You should read some of the objections to the supposed "prophecies that Christ fulfilled". Jews, and secular scholars, point out that many of those prophecies are either fulfilled right there in the very same book and/or they're not even prophecies at all. But hey, what do Jews know about their own scriptures?

And following the teachings of Christ is NOT simple, which is why you have so many interpretations of exactly what that means. Many things that he says are outright ignored, and you're also stuck with the problem of how much he thinks counts from the OT.

And yes, I know what Marx said - you're kinda ruining my joke.

Lance Christian Johnson said...


I didn't say that there isn't a narrative. I just don't think that there's a "central narrative" that runs through the whole thing. For instance, the book of Exodus and the Gospel of Mark are telling VERY different stories and have a completely different narrative - which makes sense since they were written for different people in different time periods. (Unless you want to reduce the central theme to something as simple as "there is a God".)

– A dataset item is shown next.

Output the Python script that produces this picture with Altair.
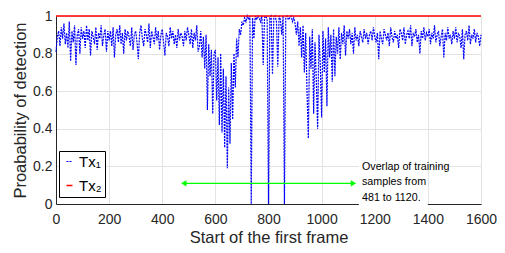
import altair as alt
import pandas as pd

# frame start positions (every 5 frames) and detection probability of Tx1
frame_start = list(range(0, 1601, 5))
tx1_prob = [
    0.81, 0.89, 0.92, 0.84, 0.94, 0.88, 0.96, 0.85, 0.91, 0.83, 0.97, 0.76, 0.92, 0.86, 0.95, 0.74, 0.90, 0.93, 0.80, 0.94,
    0.88, 0.92, 0.83, 0.95, 0.87, 0.93, 0.79, 0.92, 0.89, 0.85, 0.94, 0.82, 0.91, 0.88, 0.95, 0.84, 0.90, 0.93, 0.81, 0.92,
    0.87, 0.92, 0.84, 0.94, 0.78, 0.90, 0.93, 0.86, 0.95, 0.85, 0.91, 0.80, 0.93, 0.87, 0.92, 0.89, 0.84, 0.94, 0.82, 0.90,
    0.92, 0.86, 0.77, 0.91, 0.95, 0.88, 0.84, 0.93, 0.90, 0.86, 0.96, 0.83, 0.92, 0.89, 0.85, 0.94, 0.87, 0.92, 0.82, 0.90,
    0.93, 0.86, 0.79, 0.91, 0.89, 0.84, 0.94, 0.88, 0.92, 0.85, 0.90, 0.83, 0.93, 0.87, 0.91, 0.89, 0.84, 0.92, 0.87, 0.94,
    0.90, 0.85, 0.93, 0.83, 0.91, 0.87, 0.95, 0.81, 0.84, 0.92, 0.78, 0.89, 0.72, 0.90, 0.50, 0.85, 0.68, 0.82, 0.48, 0.80,
    0.82, 0.55, 0.78, 0.42, 0.80, 0.38, 0.72, 0.30, 0.68, 0.19, 0.62, 0.32, 0.75, 0.45, 0.80, 0.62, 0.88, 0.78, 0.93, 0.90,
    0.97, 0.95, 0.99, 0.97, 1.00, 0.98, 1.00, 0.00, 0.99, 0.88, 1.00, 0.98, 1.00, 0.99, 0.97, 1.00, 0.74, 0.99, 1.00, 0.98,
    0.00, 0.99, 1.00, 0.69, 0.99, 1.00, 0.97, 0.73, 1.00, 0.98, 0.90, 1.00, 0.00, 0.99, 1.00, 0.98, 0.99, 1.00, 0.97, 0.99,
    0.96, 0.90, 0.97, 0.84, 0.94, 0.78, 0.95, 0.70, 0.91, 0.60, 0.35, 0.89, 0.72, 0.93, 0.48, 0.86, 0.66, 0.40, 0.90, 0.74,
    0.46, 0.92, 0.70, 0.88, 0.52, 0.94, 0.78, 0.90, 0.65, 0.93, 0.68, 0.89, 0.80, 0.94, 0.77, 0.91, 0.85, 0.95, 0.79, 0.92,
    0.88, 0.93, 0.85, 0.91, 0.80, 0.94, 0.87, 0.90, 0.84, 0.92, 0.89, 0.86, 0.93, 0.88, 0.91, 0.85, 0.90, 0.92, 0.87, 0.94,
    0.89, 0.86, 0.91, 0.77, 0.92, 0.88, 0.85, 0.93, 0.90, 0.87, 0.91, 0.84, 0.94, 0.89, 0.86, 0.92, 0.88, 0.90, 0.83, 0.93,
    0.91, 0.87, 0.94, 0.85, 0.90, 0.92, 0.88, 0.95, 0.84, 0.91, 0.89, 0.93, 0.86, 0.90, 0.80, 0.92, 0.88, 0.94, 0.87, 0.91,
    0.89, 0.93, 0.85, 0.91, 0.88, 0.95, 0.86, 0.90, 0.92, 0.84, 0.89, 0.93, 0.78, 0.91, 0.87, 0.94, 0.88, 0.90, 0.85, 0.92,
    0.88, 0.94, 0.86, 0.91, 0.89, 0.83, 0.93, 0.77, 0.90, 0.92, 0.87, 0.95, 0.85, 0.90, 0.88, 0.93, 0.86, 0.91, 0.89, 0.84,
    0.90,
]
tx2_x = [0, 1600]
tx2_prob = [1.0, 1.0]

series_names = ["Tx\u2081", "Tx\u2082"]
series_colors = ["#0000ff", "#ff0000"]

x_ticks = [0, 200, 400, 600, 800, 1000, 1200, 1400, 1600]
y_ticks = [0, 0.2, 0.4, 0.6, 0.8, 1]
y_tick_labels = ["0", "0.2", "0.4", "0.6", "0.8", "1"]

arrow_x = [481, 1120]
arrow_y = [0.11, 0.11]
note_lines = ["Overlap of training", "samples from", "481 to 1120."]
note_y = [0.198, 0.115, 0.031]
note_x = 1152
note_box_x = [1140, 1400]
note_box_y = [-0.01, 0.225]

FONT = "Liberation Sans"
DARK = "#262626"

df = pd.concat([
    pd.DataFrame({"x": frame_start, "p": tx1_prob, "series": series_names[0]}),
    pd.DataFrame({"x": tx2_x, "p": tx2_prob, "series": series_names[1]}),
])

label_expr = "[" + ",".join(f"'{s}'" for s in y_tick_labels) + "][round(datum.value*5)]"

x_axis = alt.Axis(values=x_ticks, format="d", labelPadding=8, titlePadding=3,
                  labelFlush=False, labelOverlap=False, title="Start of the first frame")
y_axis = alt.Axis(values=y_ticks, labelExpr=label_expr, labelPadding=4, titlePadding=4,
                  labelFlush=False, labelOverlap=False, title="Proabability of detection")


def X(field):
    return alt.X(field, scale=alt.Scale(domain=[0, 1600], nice=False), axis=x_axis)


def Y(field):
    return alt.Y(field, scale=alt.Scale(domain=[0, 1], nice=False), axis=y_axis)


leg = alt.Legend(orient="none", legendX=3, legendY=135, symbolType="stroke",
                 symbolSize=36, symbolStrokeWidth=1.6, labelFontSize=15, labelFont=FONT,
                 labelColor="#000000", labelOffset=2, rowPadding=8, padding=3,
                 strokeColor="#000000", fillColor="#ffffff")

lines = alt.Chart(df).mark_line().encode(
    x=X("x:Q"),
    y=Y("p:Q"),
    color=alt.Color("series:N", scale=alt.Scale(domain=series_names, range=series_colors),
                    legend=leg, title=None),
    strokeDash=alt.StrokeDash("series:N",
                              scale=alt.Scale(domain=series_names, range=[[2, 1], [1, 0]]),
                              legend=leg, title=None),
    strokeWidth=alt.StrokeWidth("series:N",
                                scale=alt.Scale(domain=series_names, range=[1.2, 1.6]),
                                legend=None),
)

box_df = pd.DataFrame({"x": [note_box_x[0]], "x2": [note_box_x[1]],
                       "y": [note_box_y[0]], "y2": [note_box_y[1]]})
box = alt.Chart(box_df).mark_rect(color="#ffffff").encode(
    x=X("x:Q"), x2="x2:Q", y=Y("y:Q"), y2="y2:Q")

arrow_df = pd.DataFrame({"x": [arrow_x[0]], "x2": [arrow_x[1]], "y": [arrow_y[0]]})
arrow = alt.Chart(arrow_df).mark_rule(color="#00ff00", strokeWidth=1.3).encode(
    x=X("x:Q"), x2="x2:Q", y=Y("y:Q"))

heads_df = pd.DataFrame({"x": arrow_x, "y": arrow_y, "shape": ["triangle-left", "triangle-right"]})
heads = alt.Chart(heads_df).mark_point(filled=True, color="#00ff00", size=40, opacity=1).encode(
    x=X("x:Q"), y=Y("y:Q"),
    shape=alt.Shape("shape:N", scale=None, legend=None))

note_df = pd.DataFrame({"x": [note_x] * len(note_lines), "y": note_y, "t": note_lines})
note = alt.Chart(note_df).mark_text(align="left", baseline="middle", fontSize=10.7,
                                    font=FONT, color="#000000").encode(
    x=X("x:Q"), y=Y("y:Q"), text="t:N")

chart = alt.layer(lines, box, arrow, heads, note).properties(
    width=425, height=188,
    autosize=alt.AutoSizeParams(type="none"),
    padding={"left": 48, "top": 8, "right": 16, "bottom": 40},
).configure_view(strokeWidth=0).configure_axis(
    grid=True, gridColor="#e3e3e3", gridWidth=1,
    domainColor=DARK, domainWidth=1, ticks=False,
    labelFont=FONT, labelFontSize=14, labelColor=DARK,
    titleFont=FONT, titleFontSize=16.5, titleFontWeight="normal", titleColor=DARK,
    labelOverlap=False,
)

chart.save("out.html", embed_options={"renderer": "svg", "actions": False})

Lance Christian Johnson said...

And while I do like all the comments and appreciate the conversation, it is worth noting that only Andrew has addressed my basic point in the blog.

I'm sure that many believers of different faiths read his post and scoffed at that kind of reasoning while not acknowledging that they basically make the same kind of arguments.

Ingrid Johnson said...

Lance, I am sorry, I figured it was a joke but one never knows with you. (Though I should have in this case). It's just amazing how people differ in their beliefs, no wonder the world is in such a confused state.

Nolan said...

Ingrid, you owe Lance a nickel.

Lance Christian Johnson said...

Well, everybody agrees that all of the religions (including different interpretations of the same religion) other than theirs is wrong, so that's something we all have in common. Folks like me just make it easier (and more honest) by saying that they're all wrong, period.

Justin McRoberts said...

I think something as simple as "the development of relationship between a people and their God over years" is still a narrative.

Lance Christian Johnson said...

I agree that that's a narrative, but I don't agree that that is the narrative.